» EXERCISE DATA
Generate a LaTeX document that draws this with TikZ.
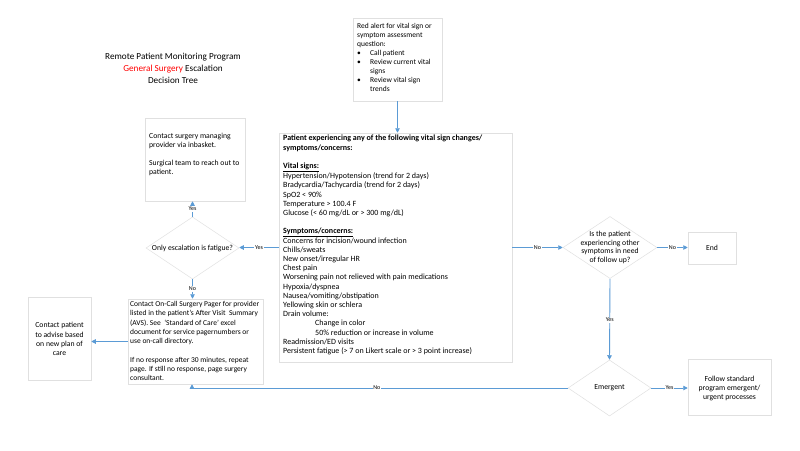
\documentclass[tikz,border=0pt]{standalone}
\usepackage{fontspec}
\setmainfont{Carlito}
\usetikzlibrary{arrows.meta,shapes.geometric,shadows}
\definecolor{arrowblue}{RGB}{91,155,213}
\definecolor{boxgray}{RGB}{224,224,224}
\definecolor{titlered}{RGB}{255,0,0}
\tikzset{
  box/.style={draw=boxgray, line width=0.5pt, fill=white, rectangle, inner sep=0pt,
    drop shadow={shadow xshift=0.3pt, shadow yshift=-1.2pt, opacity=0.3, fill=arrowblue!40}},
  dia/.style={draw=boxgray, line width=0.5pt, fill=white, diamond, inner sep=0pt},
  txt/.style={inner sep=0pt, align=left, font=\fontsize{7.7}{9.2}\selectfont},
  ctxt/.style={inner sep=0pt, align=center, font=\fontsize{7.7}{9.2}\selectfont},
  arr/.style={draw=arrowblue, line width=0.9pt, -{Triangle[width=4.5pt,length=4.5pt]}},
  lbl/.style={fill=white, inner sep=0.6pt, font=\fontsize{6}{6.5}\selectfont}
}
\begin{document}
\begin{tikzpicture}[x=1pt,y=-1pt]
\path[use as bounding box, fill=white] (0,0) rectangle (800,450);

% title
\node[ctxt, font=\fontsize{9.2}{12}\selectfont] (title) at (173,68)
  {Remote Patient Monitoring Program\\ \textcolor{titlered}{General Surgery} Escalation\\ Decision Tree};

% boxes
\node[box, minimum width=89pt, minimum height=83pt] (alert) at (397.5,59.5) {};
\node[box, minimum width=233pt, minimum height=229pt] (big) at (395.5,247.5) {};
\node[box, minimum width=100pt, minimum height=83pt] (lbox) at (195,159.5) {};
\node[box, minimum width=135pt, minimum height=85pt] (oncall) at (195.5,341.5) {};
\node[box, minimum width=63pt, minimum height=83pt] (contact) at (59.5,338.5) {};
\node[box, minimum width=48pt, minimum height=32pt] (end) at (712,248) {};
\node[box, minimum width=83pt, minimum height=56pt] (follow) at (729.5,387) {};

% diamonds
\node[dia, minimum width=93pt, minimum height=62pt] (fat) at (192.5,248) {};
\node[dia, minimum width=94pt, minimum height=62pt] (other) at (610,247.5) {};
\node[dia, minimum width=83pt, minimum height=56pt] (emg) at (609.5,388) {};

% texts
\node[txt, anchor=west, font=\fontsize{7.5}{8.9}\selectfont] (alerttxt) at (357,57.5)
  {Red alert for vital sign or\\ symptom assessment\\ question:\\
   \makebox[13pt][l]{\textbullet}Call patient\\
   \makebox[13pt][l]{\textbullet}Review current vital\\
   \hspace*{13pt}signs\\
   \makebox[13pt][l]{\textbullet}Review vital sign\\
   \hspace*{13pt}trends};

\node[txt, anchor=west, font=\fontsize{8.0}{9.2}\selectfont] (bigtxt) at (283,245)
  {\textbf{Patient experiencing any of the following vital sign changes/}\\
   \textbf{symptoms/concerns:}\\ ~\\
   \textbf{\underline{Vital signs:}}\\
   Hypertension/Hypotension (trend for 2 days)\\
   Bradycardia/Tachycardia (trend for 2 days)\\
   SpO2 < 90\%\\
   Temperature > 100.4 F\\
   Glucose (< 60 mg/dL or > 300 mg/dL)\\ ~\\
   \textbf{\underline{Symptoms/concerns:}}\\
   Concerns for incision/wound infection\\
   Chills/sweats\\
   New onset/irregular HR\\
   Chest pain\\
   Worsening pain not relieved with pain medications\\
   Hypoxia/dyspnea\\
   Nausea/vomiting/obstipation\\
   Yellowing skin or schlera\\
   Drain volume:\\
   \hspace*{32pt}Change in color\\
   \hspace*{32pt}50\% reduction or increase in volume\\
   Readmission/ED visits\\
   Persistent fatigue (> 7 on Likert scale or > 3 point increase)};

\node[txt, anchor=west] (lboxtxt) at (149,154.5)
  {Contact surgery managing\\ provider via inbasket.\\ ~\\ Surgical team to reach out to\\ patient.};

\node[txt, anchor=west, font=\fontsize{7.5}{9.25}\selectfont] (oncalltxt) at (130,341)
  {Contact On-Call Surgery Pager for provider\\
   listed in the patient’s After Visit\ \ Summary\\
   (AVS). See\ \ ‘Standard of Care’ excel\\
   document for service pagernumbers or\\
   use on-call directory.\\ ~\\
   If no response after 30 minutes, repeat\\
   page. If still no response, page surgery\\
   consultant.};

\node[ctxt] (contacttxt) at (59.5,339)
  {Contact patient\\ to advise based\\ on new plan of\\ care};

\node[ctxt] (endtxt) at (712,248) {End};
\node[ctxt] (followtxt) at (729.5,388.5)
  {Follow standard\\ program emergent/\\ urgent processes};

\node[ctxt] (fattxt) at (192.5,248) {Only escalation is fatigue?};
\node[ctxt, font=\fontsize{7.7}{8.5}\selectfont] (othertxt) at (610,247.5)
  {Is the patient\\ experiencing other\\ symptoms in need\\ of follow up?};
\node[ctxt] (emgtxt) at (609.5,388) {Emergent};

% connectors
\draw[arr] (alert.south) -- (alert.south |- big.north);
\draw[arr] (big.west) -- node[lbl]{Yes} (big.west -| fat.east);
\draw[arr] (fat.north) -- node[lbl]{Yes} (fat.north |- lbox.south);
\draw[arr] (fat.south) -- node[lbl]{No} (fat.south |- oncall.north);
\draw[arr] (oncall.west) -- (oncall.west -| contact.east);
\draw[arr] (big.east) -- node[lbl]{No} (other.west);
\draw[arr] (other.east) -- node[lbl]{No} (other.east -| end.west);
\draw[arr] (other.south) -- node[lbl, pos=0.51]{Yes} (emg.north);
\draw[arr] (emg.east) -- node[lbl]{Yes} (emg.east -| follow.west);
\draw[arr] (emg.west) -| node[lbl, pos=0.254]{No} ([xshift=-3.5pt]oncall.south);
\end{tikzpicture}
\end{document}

--

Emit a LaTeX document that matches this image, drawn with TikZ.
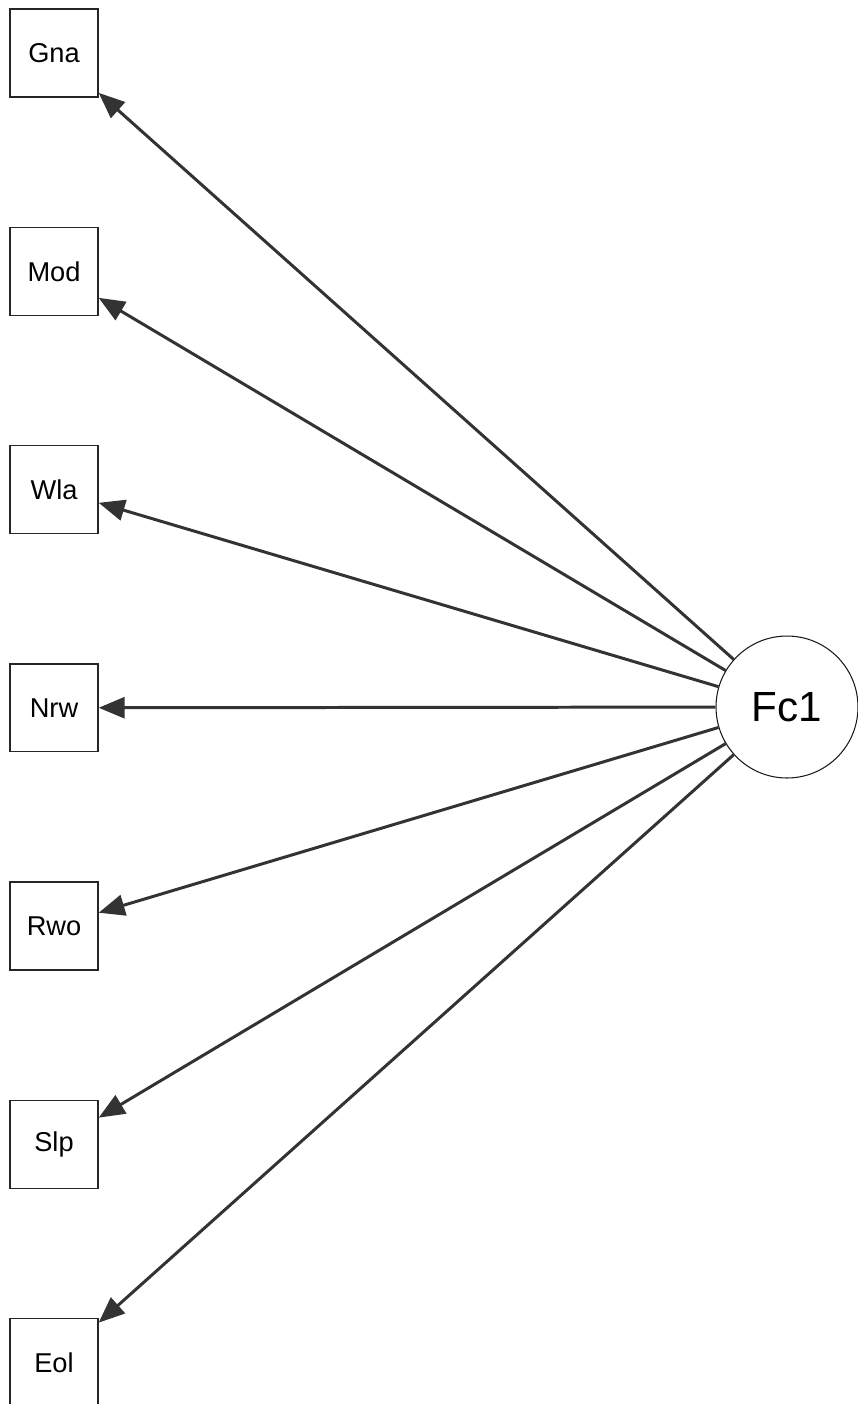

* * *

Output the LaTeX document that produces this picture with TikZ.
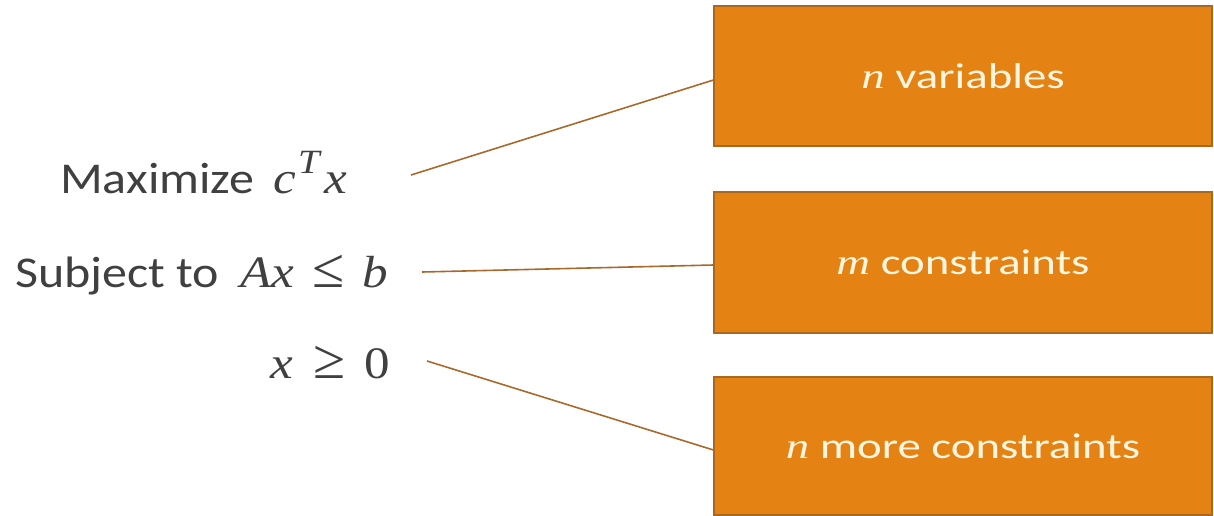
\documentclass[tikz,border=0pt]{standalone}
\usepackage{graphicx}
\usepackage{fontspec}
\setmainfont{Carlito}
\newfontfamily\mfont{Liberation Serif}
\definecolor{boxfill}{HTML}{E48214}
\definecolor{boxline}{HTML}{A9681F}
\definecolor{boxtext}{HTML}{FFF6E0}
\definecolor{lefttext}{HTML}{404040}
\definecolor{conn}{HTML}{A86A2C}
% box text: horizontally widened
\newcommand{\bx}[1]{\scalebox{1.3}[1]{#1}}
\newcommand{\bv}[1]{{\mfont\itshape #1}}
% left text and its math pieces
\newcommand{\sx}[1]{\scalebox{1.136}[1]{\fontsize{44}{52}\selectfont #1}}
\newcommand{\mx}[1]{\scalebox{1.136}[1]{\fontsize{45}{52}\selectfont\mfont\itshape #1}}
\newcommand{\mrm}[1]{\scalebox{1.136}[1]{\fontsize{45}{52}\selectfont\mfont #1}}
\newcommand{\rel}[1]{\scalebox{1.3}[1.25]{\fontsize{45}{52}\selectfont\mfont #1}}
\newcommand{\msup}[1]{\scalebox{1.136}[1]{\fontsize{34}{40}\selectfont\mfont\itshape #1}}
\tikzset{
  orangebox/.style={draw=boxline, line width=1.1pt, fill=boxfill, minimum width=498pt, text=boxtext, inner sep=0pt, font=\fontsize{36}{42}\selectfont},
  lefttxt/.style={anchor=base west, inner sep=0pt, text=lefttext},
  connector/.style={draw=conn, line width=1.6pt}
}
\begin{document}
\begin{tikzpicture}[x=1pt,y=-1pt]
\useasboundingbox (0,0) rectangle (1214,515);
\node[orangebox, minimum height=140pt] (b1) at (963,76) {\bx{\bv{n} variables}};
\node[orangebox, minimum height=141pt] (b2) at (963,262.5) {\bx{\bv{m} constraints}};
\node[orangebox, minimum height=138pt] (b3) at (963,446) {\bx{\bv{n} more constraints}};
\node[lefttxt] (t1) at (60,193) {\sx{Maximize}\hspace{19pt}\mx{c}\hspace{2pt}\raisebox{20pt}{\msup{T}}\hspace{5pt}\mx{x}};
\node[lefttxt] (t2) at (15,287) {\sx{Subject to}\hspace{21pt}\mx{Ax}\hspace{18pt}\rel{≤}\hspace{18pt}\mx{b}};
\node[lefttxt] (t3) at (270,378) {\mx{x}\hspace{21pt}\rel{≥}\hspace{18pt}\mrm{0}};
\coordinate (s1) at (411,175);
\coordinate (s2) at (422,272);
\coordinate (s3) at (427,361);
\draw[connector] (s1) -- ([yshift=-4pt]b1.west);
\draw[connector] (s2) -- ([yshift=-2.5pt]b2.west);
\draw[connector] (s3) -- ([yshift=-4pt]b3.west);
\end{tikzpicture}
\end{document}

» WHAT IS ASKED
The lines you need run from the one containing "Generate a LaTeX" down to the one containing "Patient Monitoring Program\\"; print them exactly, both ends included, and leave out pictures.

» TASK OUTPUT
Generate a LaTeX document that draws this with TikZ.
\documentclass[tikz,border=0pt]{standalone}
\usepackage{fontspec}
\setmainfont{Carlito}
\usetikzlibrary{arrows.meta,shapes.geometric,shadows}
\definecolor{arrowblue}{RGB}{91,155,213}
\definecolor{boxgray}{RGB}{224,224,224}
\definecolor{titlered}{RGB}{255,0,0}
\tikzset{
  box/.style={draw=boxgray, line width=0.5pt, fill=white, rectangle, inner sep=0pt,
    drop shadow={shadow xshift=0.3pt, shadow yshift=-1.2pt, opacity=0.3, fill=arrowblue!40}},
  dia/.style={draw=boxgray, line width=0.5pt, fill=white, diamond, inner sep=0pt},
  txt/.style={inner sep=0pt, align=left, font=\fontsize{7.7}{9.2}\selectfont},
  ctxt/.style={inner sep=0pt, align=center, font=\fontsize{7.7}{9.2}\selectfont},
  arr/.style={draw=arrowblue, line width=0.9pt, -{Triangle[width=4.5pt,length=4.5pt]}},
  lbl/.style={fill=white, inner sep=0.6pt, font=\fontsize{6}{6.5}\selectfont}
}
\begin{document}
\begin{tikzpicture}[x=1pt,y=-1pt]
\path[use as bounding box, fill=white] (0,0) rectangle (800,450);

% title
\node[ctxt, font=\fontsize{9.2}{12}\selectfont] (title) at (173,68)
  {Remote Patient Monitoring Program\\ \textcolor{titlered}{General Surgery} Escalation\\ Decision Tree};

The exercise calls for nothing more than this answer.